Due to low wages in the European context, Portugal is a "workforce revolving platform", João Carvalho, a researcher at ISCTE, specialist in migration, mobility and ethnicity, who is part of the European project MirreM, which measures irregular immigration, told Lusa.
"In surveys with agricultural workers and others, it was concluded that few people plan to settle in Portugal in the long term", highlighted the researcher.
Therefore, this decision by the Government to put an end to expressions of interest and the desire of the party to its right to block any entry of immigrants has the immediate consequence of impeding the fluidity of the Portuguese labor market.
Meanwhile, "Portugal continues to receive money for social security from irregular immigrants" who are already here, highlighted João Carvalho, who downplayed the importance of public policies in controlling the flows.
"When there is growth, people come, no matter what. When there is a crisis, they leave, as has already happened," he stressed.
Thus, the end of expressions of interest "will create a large segment of irregular workers, who even make discounts, and will not have access to regular status", he highlighted.
On the other hand, the presence of irregular immigrants will be attractive to companies, because they are "cheaper competition" for lower wages.
"The unions have always defended regularization so as not to send wages even lower," he recalled.
In turn, economist Eugénio Rosa advocates greater control over immigration in Portugal, which should "seriously invest" in resources to recruit staff and not "just wait for people to arrive".
"It is clear that our economy needs immigrants, but we cannot under any circumstances let people enter in an avalanche and then have a situation in which immigrants have no work," said the economist, who criticized the polarization of discourse around the issue, on the left and the right.
"The idea has been sold that immigrants are profitable, but this cannot be seen in that way", because although they contribute to social security revenues, population growth and the economy, their presence in Portugal also puts pressure on other sectors such as the health system, education or housing, he stressed.
"I advocate that, in a controlled manner, human integration conditions be created for those who arrive" and, to this end, a correct assessment of the country's needs is necessary.

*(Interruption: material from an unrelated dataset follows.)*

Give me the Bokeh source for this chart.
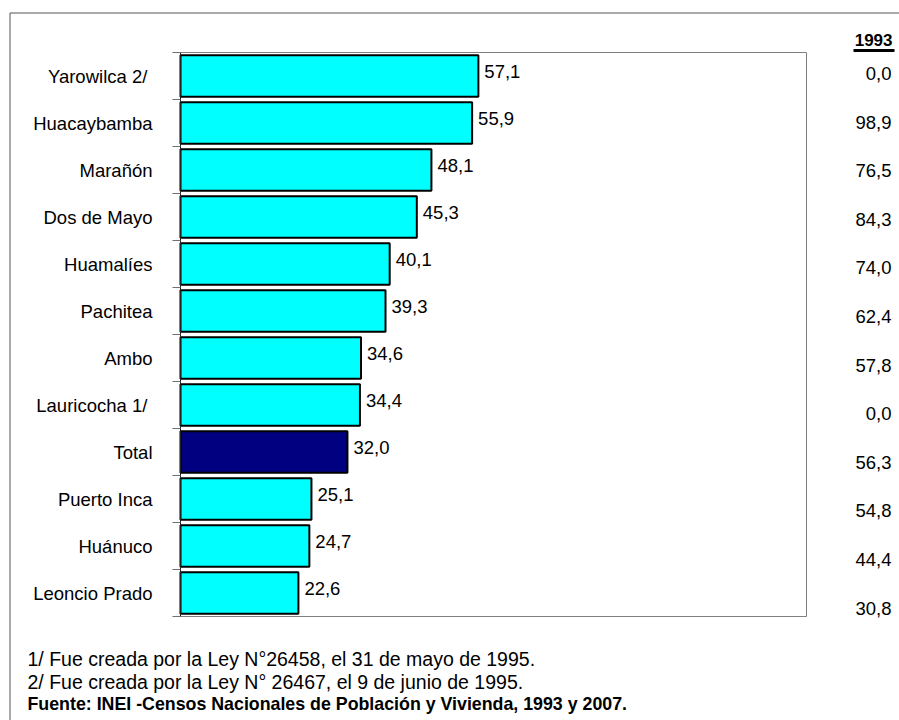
from bokeh.plotting import figure
from bokeh.models import Range1d, FixedTicker, ColumnDataSource, LinearAxis
from bokeh.core.properties import value
from bokeh.embed import file_html
from bokeh.resources import INLINE

# ---------------- data ----------------
provinces = ["Yarowilca  2/", "Huacaybamba", "Marañón", "Dos de Mayo", "Huamalíes",
             "Pachitea", "Ambo", "Lauricocha  1/", "Total", "Puerto Inca",
             "Huánuco", "Leoncio Prado"]
values_2007 = [57.1, 55.9, 48.1, 45.3, 40.1, 39.3, 34.6, 34.4, 32.0, 25.1, 24.7, 22.6]
values_1993 = [0.0, 98.9, 76.5, 84.3, 74.0, 62.4, 57.8, 0.0, 56.3, 54.8, 44.4, 30.8]
column_header = "1993"
notes = ["1/ Fue creada por la Ley N°26458, el 31 de mayo de 1995.",
         "2/ Fue creada por la Ley N° 26467, el 9 de junio de 1995."]
source_note = "Fuente: INEI -Censos Nacionales de Población y Vivienda, 1993 y 2007."

# ---------------- layout helpers (canvas pixels -> data) ----------------
W, H = 899, 720
FONT = "Liberation Sans"
X_MAX = 120
F_LEFT, F_RIGHT, F_TOP, F_BOTTOM = 180, 806, 52, 616   # inner plot box on canvas
n = len(provinces)


def dx(px):
    return (px - F_LEFT) * X_MAX / (F_RIGHT - F_LEFT)


def dy(py):
    return (n - 0.5) - (py - F_TOP) * n / (F_BOTTOM - F_TOP)


def fmt(v):
    return f"{v:.1f}".replace(".", ",")


ys = [n - 1 - i for i in range(n)]
colors = ["#000080" if name == "Total" else "#00FFFF" for name in provinces]

src = ColumnDataSource(dict(
    y=ys, v=values_2007, color=colors,
    lab=[fmt(v) for v in values_2007],
))

p = figure(width=W, height=H, output_backend="svg", toolbar_location=None,
           x_axis_type=None, y_axis_type=None,
           x_range=Range1d(dx(0), dx(W)), y_range=Range1d(dy(H), dy(0)),
           min_border=0)
p.background_fill_color = "white"
p.border_fill_color = "white"
p.outline_line_color = None

# outer frame (its right and bottom edges lie past the picture)
p.quad(left=dx(9.5), right=dx(W + 40), top=dy(12.5), bottom=dy(H + 40),
       fill_color=None, line_color="#555555", line_width=1)

# inner plot box
p.quad(left=0, right=X_MAX, bottom=-0.5, top=n - 0.5,
       fill_color=None, line_color="#808080", line_width=1)

# y axis at x = 0: ticks at category boundaries, labels at centres
ax = LinearAxis(fixed_location=0, bounds=(-0.5, n - 0.5))
ax.ticker = FixedTicker(ticks=ys, minor_ticks=[k - 0.5 for k in range(n + 1)])
ax.major_label_overrides = {y: name for y, name in zip(ys, provinces)}
ax.major_tick_line_color = None
ax.major_tick_out = 0
ax.major_tick_in = 0
ax.minor_tick_line_color = "#707070"
ax.minor_tick_out = 8
ax.minor_tick_in = 0
ax.axis_line_color = "#202020"
ax.axis_line_width = 1
ax.major_label_standoff = 20
ax.major_label_text_font = FONT
ax.major_label_text_font_size = "18.5px"
ax.major_label_text_color = "black"
p.add_layout(ax, "left")

# bars
p.hbar(y="y", left=0, right="v", height=0.88, fill_color="color",
       line_color="black", line_width=2, source=src)

# value labels
p.text(x="v", y="y", text="lab", source=src, x_offset=6, y_offset=-5,
       text_font=value(FONT), text_font_size="18.5px", text_color="black",
       text_align="left", text_baseline="middle")

# 1993 column at the right
right_src = ColumnDataSource(dict(
    x=[dx(891)] * n,
    y=[dy(73 + i * 48.6) for i in range(n)],
    t=[fmt(v) for v in values_1993],
))
p.text(x="x", y="y", text="t", source=right_src,
       text_font=value(FONT), text_font_size="18.5px", text_color="black",
       text_align="right", text_baseline="middle")
p.text(x=[dx(892)], y=[dy(39)], text=[column_header],
       text_font=value(FONT), text_font_size="17px", text_font_style="bold",
       text_color="black", text_align="right", text_baseline="middle")
p.quad(left=dx(853), right=dx(894), top=dy(48.5), bottom=dy(51.5),
       fill_color="black", line_color=None)

# footnotes
p.text(x=[dx(27)] * 2, y=[dy(658 + 23 * k) for k in range(2)], text=notes,
       text_font=value(FONT), text_font_size="19.5px", text_color="black",
       text_align="left", text_baseline="middle")
p.text(x=[dx(27)], y=[dy(703)], text=[source_note],
       text_font=value(FONT), text_font_size="17.8px", text_font_style="bold",
       text_color="black", text_align="left", text_baseline="middle")

open("out.html", "w").write(file_html(p, INLINE))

"There are those who arrive and don't have a job", said Eugénio Rosa, recalling the case of Timorese immigrants who arrived in Portugal two years ago and were left in a "situation of total vulnerability", after the "promises of an Eldorado made by Portuguese politicians".
Furthermore, "there are qualified immigrants who are then unable to integrate in Portugal in accordance with their qualifications", due to the "disorganization and dehumanization" of the professional validation system in Portugal, he said.
The path, he argued, must be "step by step" and not "open doors", to reduce the unemployment rate among immigrants.
"There are areas in the country, in the Algarve, that voted for the far right because of this", because "they see people on the streets" and others, "to survive they accept any salary and this enters into competition with the local workforce", said the economist, who has no doubts about an open policy towards the entry of foreigners.
"We need immigrants, our birth rate does not allow us to replace the population that is dying," he concluded.
But, in Loures, that is not what worries Rui Santos, who is also the father of three children.
Among the "Portuguese, no one wants to work, everyone wants courses, but then no one wants to do things that even give them some money", he laments.
"They go abroad and get their hands dirty, but here in Portugal it is the immigrants who get them dirty," he said.